The CBO’s forecast for Social Security is about the same as it was in February, though slightly different from last year’s long-term report: the trust fund for retirees and survivors is expected to run out of money to pay full benefits a year earlier, in 2032, while the life of the disability insurance fund is extended by four years, to 2052. Combining the two trust fund balances produces the same exhaustion date as forecast last year, in 2033.

The agency downsized its estimate of revenues over the three-decade period. “That overall decrease is mostly explained by lower receipts from individual income taxes — the largest source of revenues — in the current projections,” according to the report.

The agency said estimated receipts are lower in the near-term because of reduced projections of capital gains realizations, which result from lower asset values. The longer-term reduction in revenue estimates is due to the CBO’s expectation of lower distributions from pensions and individual retirement accounts.

In its long-term projections, the CBO estimates spending, revenue, deficits and debt as a share of the economy rather than providing numerical estimates as it does in its shorter-term 10-year projections.

Despite lower revenue projections, the agency now believes that debt held by the public as a share of the economy will be 9 percentage points lower at the end of the 30-year period than they thought last year, though it will be larger over the next two decades.

In an update of its economic projections since last year, the agency forecasts a larger increase in interest rates over the next decade, but less of a rise over the following two decades.

The average interest rate on 10-year Treasury notes between 2023 and 2032 is now projected to be 3.8 percent, 0.2 percentage point higher than last year’s estimate, the CBO said. The agency increased its estimate because it expects the Federal Reserve will further raise the target range for the federal funds rate and maintain that target range longer than previously expected in response to “recent persistent high inflation.”

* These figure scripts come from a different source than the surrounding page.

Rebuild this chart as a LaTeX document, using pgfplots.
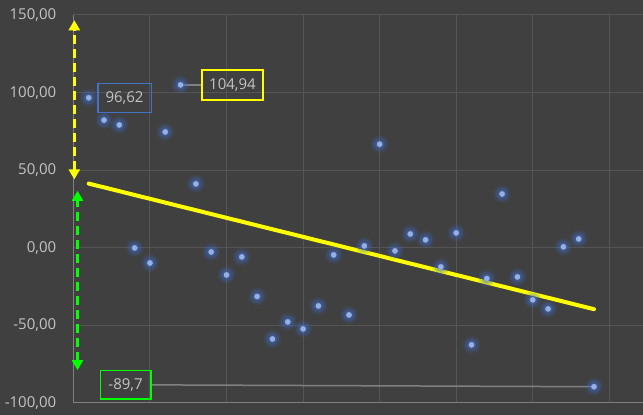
\documentclass[border=0pt]{standalone}
\usepackage{pgfplots}
\pgfplotsset{compat=1.18}
\usepackage{pgfplotstable}
\usepackage{fontspec}
\setmainfont{Open Sans}
\usetikzlibrary{arrows.meta}

\definecolor{bg}{HTML}{404040}
\definecolor{gridc}{HTML}{555555}
\definecolor{axisc}{HTML}{808080}
\definecolor{txt}{HTML}{C4C4C4}
\definecolor{dotc}{HTML}{94B0E4}
\definecolor{glow}{HTML}{3F6FD0}
\definecolor{boxblue}{HTML}{4472C4}
\definecolor{ylw}{HTML}{FFFF00}
\definecolor{grn}{HTML}{00FF00}

% index, value
\pgfplotstableread{
x y
1 96.62
2 82.2
3 79.1
4 -0.2
5 -9.9
6 74.6
7 104.94
8 41.1
9 -2.8
10 -17.6
11 -6.0
12 -31.5
13 -58.9
14 -47.9
15 -52.4
16 -37.6
17 -4.7
18 -43.4
19 1.1
20 66.7
21 -2.1
22 8.8
23 5.0
24 -12.4
25 9.5
26 -62.7
27 -19.9
28 34.6
29 -18.9
30 -33.7
31 -39.5
32 0.5
33 5.6
34 -89.7
}\pts

\begin{document}
\begin{tikzpicture}
\fill[bg] (-73.4bp,-12.3bp) rectangle (569.6bp,402.7bp);
\begin{axis}[
    at={(0,0)}, anchor=south west,
    scale only axis, width=569.6bp, height=387.7bp,
    xmin=0, xmax=37.2, ymin=-100, ymax=150,
    axis x line*=bottom, axis y line*=left,
    axis line style={axisc, line width=1.3bp, -},
    xtick={0,5,...,35}, xticklabels={},
    ytick={-100,-50,0,50,100,150},
    yticklabels={{-100,00},{-50,00},{0,00},{50,00},{100,00},{150,00}},
    major tick length=0pt,
    grid=major, grid style={gridc, line width=1bp},
    yticklabel style={txt, font=\fontsize{15bp}{18bp}\selectfont, inner sep=0pt, xshift=-17bp},
    clip=false,
]
% trend line
\addplot[ylw, line width=4bp, line cap=round] coordinates {(1,41.3) (34,-39.7)};
% connectors
\addplot[axisc, line width=1.5bp] coordinates {(7,104.94) (8.39,104.94)};
\addplot[axisc, line width=1.5bp] coordinates {(5.05,-88.5) (34,-89.7)};
% points with glow
\addplot[only marks, mark=*, glow, opacity=0.12, mark size=8.5bp] table[x=x,y=y]{\pts};
\addplot[only marks, mark=*, glow, opacity=0.2, mark size=6.5bp] table[x=x,y=y]{\pts};
\addplot[only marks, mark=*, glow, opacity=0.3, mark size=4.5bp] table[x=x,y=y]{\pts};
\addplot[only marks, mark=*, dotc, mark size=2.6bp] table[x=x,y=y]{\pts};
% range arrows
\addplot[ylw, line width=2.5bp, dash pattern=on 9bp off 5bp,
    {Triangle[width=11bp,length=10bp]}-{Triangle[width=11bp,length=10bp]}]
    coordinates {(0.06,44) (0.06,146.6)};
\addplot[grn, line width=2.5bp, dash pattern=on 9bp off 5bp,
    {Triangle[width=11bp,length=10bp]}-{Triangle[width=11bp,length=10bp]}]
    coordinates {(0.27,-79) (0.27,36.6)};
% value boxes
\node[draw=boxblue, line width=1.6bp, text=txt, font=\fontsize{15bp}{18bp}\selectfont,
    minimum width=53.6bp, minimum height=29bp, inner sep=0pt] at (axis cs:3.34,96.5) {96,62};
\node[draw=ylw, line width=1.6bp, text=txt, font=\fontsize{15bp}{18bp}\selectfont,
    minimum width=61.3bp, minimum height=30bp, inner sep=0pt] at (axis cs:10.39,104.7) {104,94};
\node[draw=grn, line width=1.6bp, text=txt, font=\fontsize{15bp}{18bp}\selectfont,
    minimum width=50.4bp, minimum height=28.7bp, inner sep=0pt] at (axis cs:3.41,-88.5) {-89,7};
\end{axis}
\pgfresetboundingbox
\path[use as bounding box] (-73.4bp,-12.3bp) rectangle (569.6bp,402.7bp);
\end{tikzpicture}
\end{document}
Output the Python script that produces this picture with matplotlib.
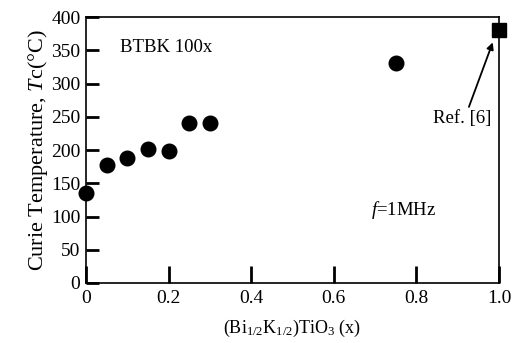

But during the following two decades from 2034 to 2052, CBO anticipates lower interest rates than it estimated last year. The average rate on 10-year Treasury notes over the period is 4.1 percent in the agency’s projections, 0.2 percentage point lower than in last year’s estimate.

The CBO said it expects lower interest rates down the road largely as a result of slower growth in the labor force than it earlier projected for the second half of the 30-year period.

Over the course of the full three decades, generally the agency’s forecasts for inflation and economic growth are “roughly unchanged” from last year’s report, the agency said.